The Government [p*299] has contended that Congress had ample basis upon which
to find that racial discrimination at restaurants which receive from out of state
a substantial portion of the food served does, in fact, impose commercial burdens
of national magnitude upon interstate commerce. The appellees' major argument
is directed to this premise. They urge that no such basis existed. It is to that
question that we now turn.
4. The Congressional Hearings
As we noted in Heart of Atlanta Motel, both
Houses of Congress conducted prolonged hearings
on the Act.
And,
as we said
there, while no formal
findings were made,
which, of course, are not necessary, it is well
that we make mention of the testimony at
these hearings
the better
to
understand the
problem before
Congress
and determine
whether the Act is a reasonable and appropriate
means toward its solution. The record is
replete with testimony
of the
burdens placed
on interstate
commerce by racial discrimination in restaurants.

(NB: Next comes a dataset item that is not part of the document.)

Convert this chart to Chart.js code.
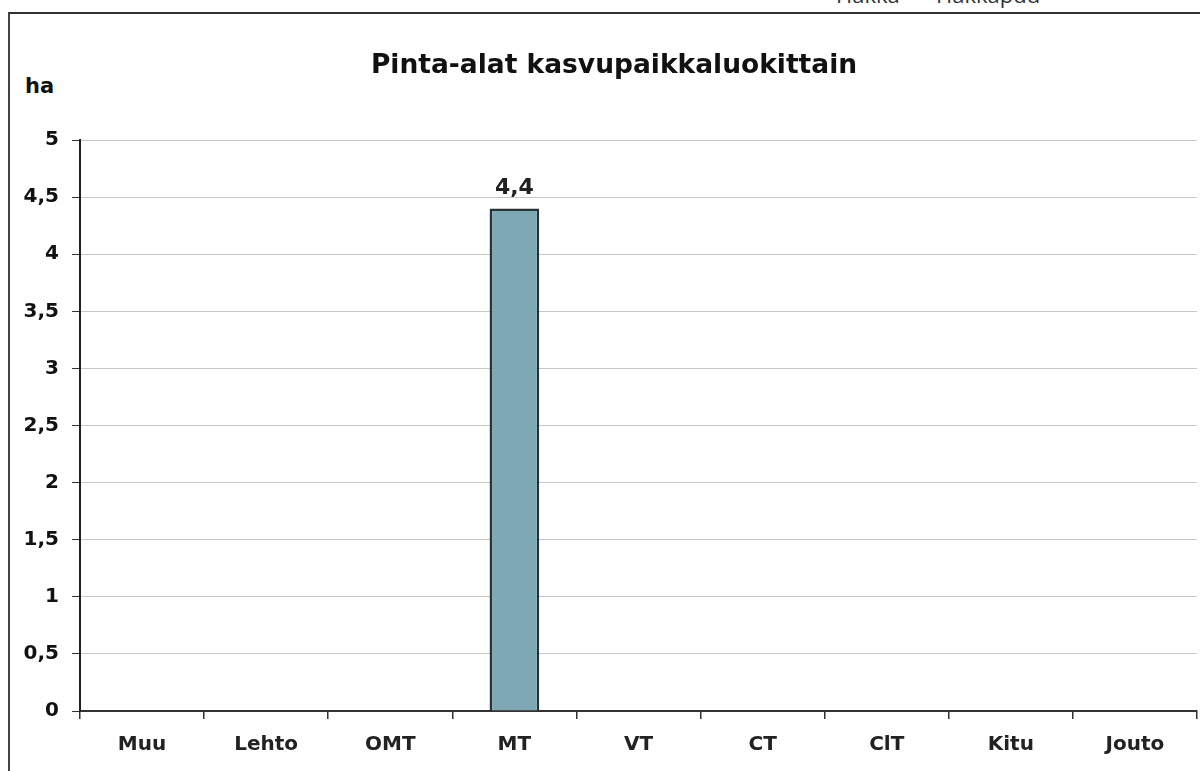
<!DOCTYPE html>
<html><head><meta charset="utf-8">
<script src="https://cdn.jsdelivr.net/npm/chart.js@4.4.1/dist/chart.umd.min.js"></script>
<style>
html,body{margin:0;padding:0;background:#fff;width:1200px;height:771px;overflow:hidden;}
#wrap{position:absolute;left:0;top:0;width:1200px;height:771px;}
#frame{position:absolute;left:8px;top:12px;width:1200px;height:800px;border-left:2px solid #444;border-top:2px solid #333;}
.hdr{position:absolute;top:-21px;font-family:"Open Sans",sans-serif;font-size:22px;color:#333;white-space:nowrap;}
#unit{position:absolute;left:25px;top:74px;font-family:"DejaVu Sans",sans-serif;font-weight:bold;font-size:21px;color:#111;}
canvas{position:absolute;left:0;top:0;}
</style></head>
<body>
<div id="wrap">
<div id="frame"></div>
<div class="hdr" style="left:836px">Hakka</div>
<div class="hdr" style="left:936px">Hakkapuu</div>
<div id="unit">ha</div>
<canvas id="c" width="1200" height="771"></canvas>
</div>
<script>
const categories = ["Muu","Lehto","OMT","MT","VT","CT","ClT","Kitu","Jouto"];
const areas = [0,0,0,4.4,0,0,0,0,0];
const yTicks = [0,0.5,1,1.5,2,2.5,3,3.5,4,4.5,5];
const titleText = "Pinta-alat kasvupaikkaluokittain";

const fmt = v => String(v).replace('.', ',');

const labelPlugin = {
  id:'barLabels',
  afterDatasetsDraw(chart){
    const ctx = chart.ctx;
    const meta = chart.getDatasetMeta(0);
    ctx.save();
    ctx.font = 'bold 22px "DejaVu Sans"';
    ctx.fillStyle = '#222';
    ctx.textAlign = 'center';
    ctx.textBaseline = 'middle';
    meta.data.forEach((el,i)=>{
      if(areas[i]>0){ ctx.fillText(fmt(areas[i]), el.x, el.y-20); }
    });
    // chart title
    ctx.font = 'bold 26.5px "DejaVu Sans"';
    ctx.fillStyle = '#111';
    ctx.fillText(titleText, 614, 66);
    ctx.restore();
  }
};

new Chart(document.getElementById('c'),{
  type:'bar',
  data:{labels:categories,datasets:[{data:areas,backgroundColor:'#7ea8b3',borderColor:'#263236',borderWidth:2.5,barPercentage:0.4,categoryPercentage:1}]},
  options:{
    responsive:false,animation:false,
    layout:{padding:{left:0,right:3,top:140,bottom:0}},
    plugins:{
      legend:{display:false},tooltip:{enabled:false},title:{display:false}
    },
    scales:{
      x:{
        offset:true,
        grid:{display:true,drawOnChartArea:false,drawTicks:true,tickLength:8,tickColor:'#333',offset:true,lineWidth:1.5},
        border:{display:true,color:'#333',width:2},
        ticks:{color:'#222',font:{family:'"DejaVu Sans"',weight:'bold',size:20},padding:14,maxRotation:0},
        afterFit(s){s.height=60;}
      },
      y:{
        min:0,max:5,
        afterBuildTicks(s){s.ticks=yTicks.map(v=>({value:v}));},
        grid:{color:'#c8c8c8',lineWidth:1,drawTicks:true,tickLength:8,tickColor:'#333'},
        border:{display:true,color:'#222',width:2},
        ticks:{color:'#111',font:{family:'"DejaVu Sans"',weight:'bold',size:20},padding:13,callback:v=>fmt(v)},
        afterFit(s){s.width=80;}
      }
    }
  },
  plugins:[labelPlugin]
});
</script>
</body></html>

A comparison of per capita spending
by Negroes in restaurants, theaters, and like establishments
indicated less spending,
after discounting income differences, in areas
where discrimination is widely practiced.
This condition,
which was especially
aggravated in
the South,
was attributed in the testimony of the Under Secretary
of Commerce to racial segregation.
See Hearings before the Senate Committee on Commerce
on S. 1732, 88th Cong., 1st Sess., 695. This diminutive
spending
springing
from a refusal
to serve
Negroes and their total loss as customers has,
regardless of the absence of direct evidence,
a close connection to interstate commerce. The
fewer
customers a restaurant enjoys, the less food it
sells, and consequently
the less
it buys.
S.Rep. No. 872, 88th
Cong., 2d Sess., at 19; Senate Commerce Committee
Hearings at 207. In addition, the Attorney General
testified
that this type
of discrimination
imposed "an
artificial restriction on the market," and
interfered [p*300] with the flow of merchandise.
Id. at 18-19;
also, on this point,
see testimony
of
Senator Magnuson,
110 Cong.Rec. 7402-7403. In addition, there were
many references to discriminatory situations causing
wide
unrest and having
a depressant effect on general
business conditions in the respective communities.

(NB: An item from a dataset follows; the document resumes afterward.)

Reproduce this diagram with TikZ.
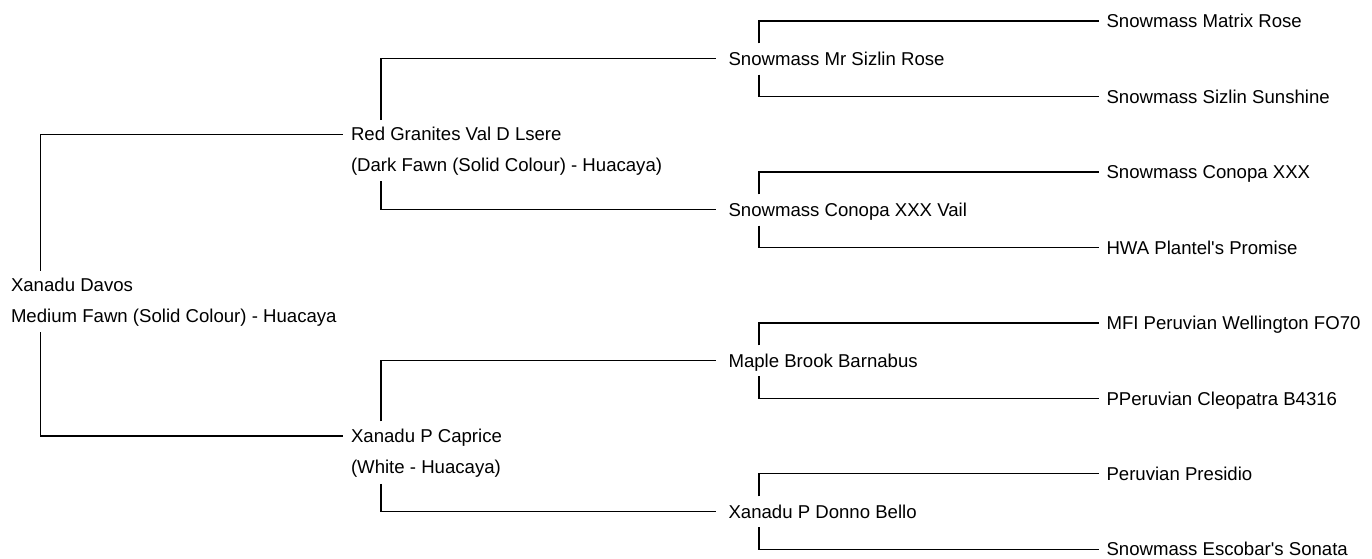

See, e.g., Senate Commerce Committee
Hearings at 623-630, 695-700, 1384-1385.
Moreover, there was an impressive array of testimony that discrimination in restaurants
had a direct and highly restrictive effect upon interstate travel by Negroes.

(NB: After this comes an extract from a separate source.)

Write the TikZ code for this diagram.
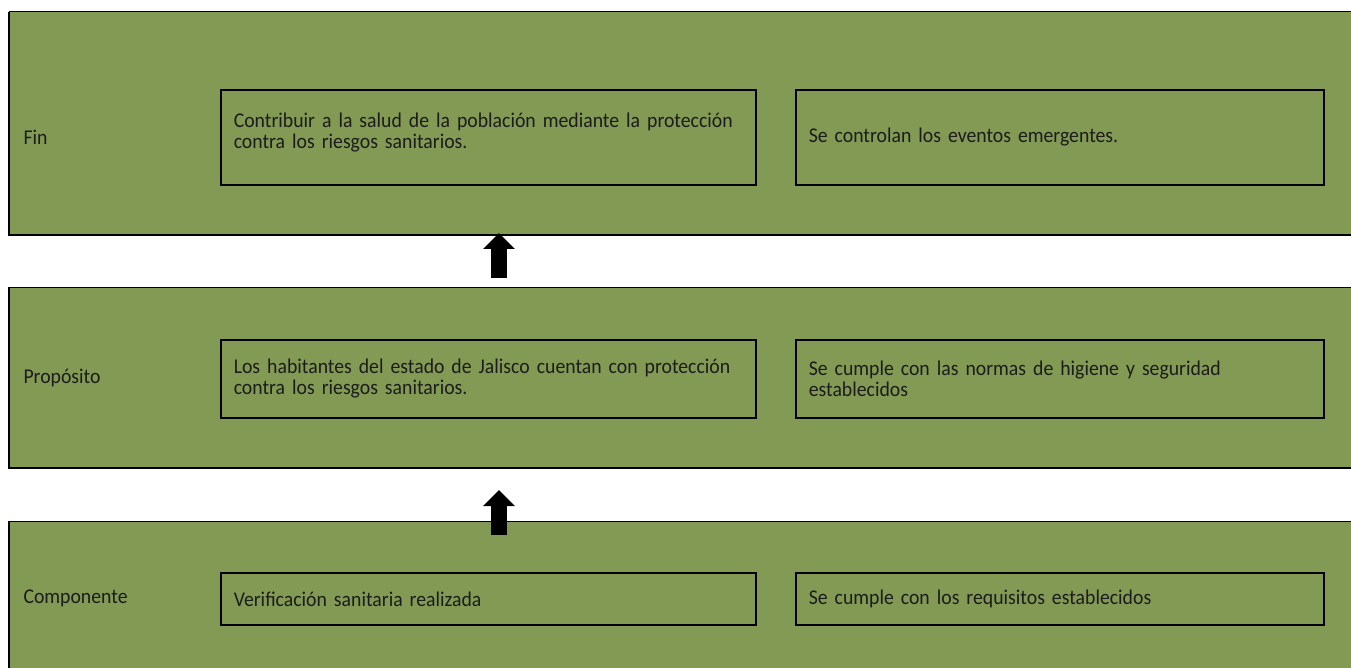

This resulted, it was said, because discriminatory practices prevent Negroes
from buying prepared food served on the premises while on a trip, except in isolated
and unkempt restaurants and under most unsatisfactory and often unpleasant conditions.
This obviously discourages travel and obstructs interstate commerce, for one
can hardly travel without eating. Likewise, it was said that discrimination deterred
professional as well as skilled people from moving into areas where such practices
occurred, and thereby caused industry to be reluctant to establish there. S.Rep.
No. 872, supra, at 18-19.
We believe that this testimony afforded ample
basis for the conclusion that established restaurants
in such areas
sold
less interstate
goods because of the discrimination,
that interstate travel was obstructed directly
by it, that business in general
suffered, and that many new businesses refrained
from establishing there as a result of it.
Hence, the District
Court was
in error in concluding
that there
was no connection between discrimination and
the
movement of interstate commerce. The court's
conclusion that
such a connection
is outside "common experience" flies
in the face of stubborn fact.
It goes without saying that, viewed in isolation, the volume of food purchased
by Ollie's Barbecue from sources supplied from out of state was insignificant
when [p*301] compared with the total foodstuffs moving in commerce. But, as our
late Brother Jackson said for the Court in Wickard v. Filburn, 317 U.S. 111 (1942):
That appellee's own contribution to the demand for wheat may be trivial by itself
is not enough to remove him from the scope of federal regulation where, as here,
his contribution, taken together with that of many others similarly situated,
is far from trivial.
At 127-128 .
We noted in Heart of Atlanta Motel that a number of witnesses attested to the
fact that racial discrimination was not merely a state or regional problem, but
was one of nationwide scope. Against this background, we must conclude that,
while the focus of the legislation was on the individual restaurant's relation
to interstate commerce, Congress appropriately considered the importance of that
connection with the knowledge that the discrimination was but
representative of many others throughout the country, the total incidence of
which, if left unchecked, may well become far-reaching in its harm to commerce.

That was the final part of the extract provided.